By Jackie Malone
The Chapter structure of the Specialty Coffee Association (SCA) plays a critical role in fastening the coffee community together. SCA Chapters connect people at a local level who have a shared passion that revolves around coffee—be they baristas, coffee shop owners, small or large businesses. The community is diverse and dynamic, and the Chapter committees work at engaging all members through communication, education, competitions, guilds, and other activities.
Chapters are the SCA’s channel on the ground, ensuring that all national committee coordinators reflect the vision and aspirations of the association in engaging with members and the wider community. This is done in many ways for the community, mainly through competitions—where the community is there competing, sponsoring, or supporting. This is an activity where the day-to-day business of coffee is left outside and people join together in conversation. It is the annual celebration of coffee professionals who want to compete and learn more, ultimately representing their Chapter (country) at the World Coffee Championships.
But it’s not just about competitions—Chapters are now planning festivals, engaging with the Guilds, and bringing not only their own communities together, but also their fellow Chapters. Through events such as CoLab, Barista and Rosters Camps—and the further development of the guilds such as Technicians & Producers Guilds—the Chapters now have more to offer. The benefits of the SCA unification are beginning to filter into the Chapters, bringing more opportunities for members to participate in.
Through our global community, committees are now traveling more to other Chapters, through judging, exhibiting, or supporting these events. They are networking and seeing for themselves the new and different activities or opportunities that they can bring back to their members.
Chapters are constantly looking for inspiration and finding ways to be more resourceful and creative for their communities. The energy and enthusiasm of the national committee is the force that brings all of the coffee professionals in a Chapter together.
WHAT DOES THE COMMUNITY MEAN TO THE CHAPTERS?
Often the formation of a new Chapter begins with a simple query: “How do we from a Chapter?” From that query, a conversation starts with members in that country, bringing them together at the very foundation of the Chapter. Other times it is driven out of a desire to send a representative from their community to compete at the World Championships, where they can become a part of our global coffee community. The community creates the Chapter and therefore this is just the beginning of building an active community.

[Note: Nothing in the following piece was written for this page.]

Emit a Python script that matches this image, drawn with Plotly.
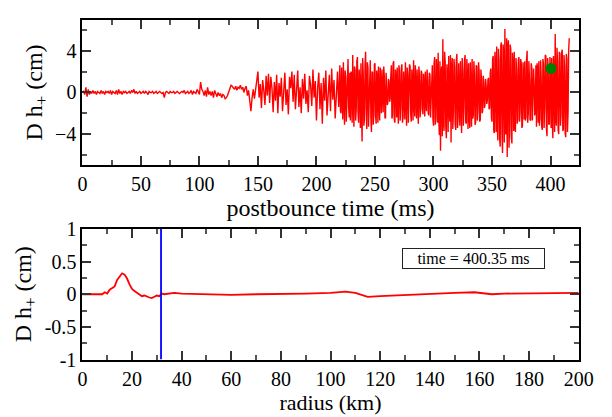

The committees are often formed by members that are committed to making a difference, which is often from their own experience in a Chapter—so there is real understanding of the needs of the community. A Chapter does not function without a community, and only through the involvement of its members can the Chapter truly realises their potential. I know from my own experience in the Irish Chapter that we are all linked, be it through social media or by visiting local coffee shops. It’s a network where not everyone is in the exact same profession in coffee, and are sometimes competitors in business, but I often wonder if we are somewhat unique as an industry in that even though we are not exactly colleagues, we are all friends through coffee—brought together and united as a community by our shared love for coffee.
Jackie Malone is the Senior Community Manager — Europe for the Specialty Coffee Association.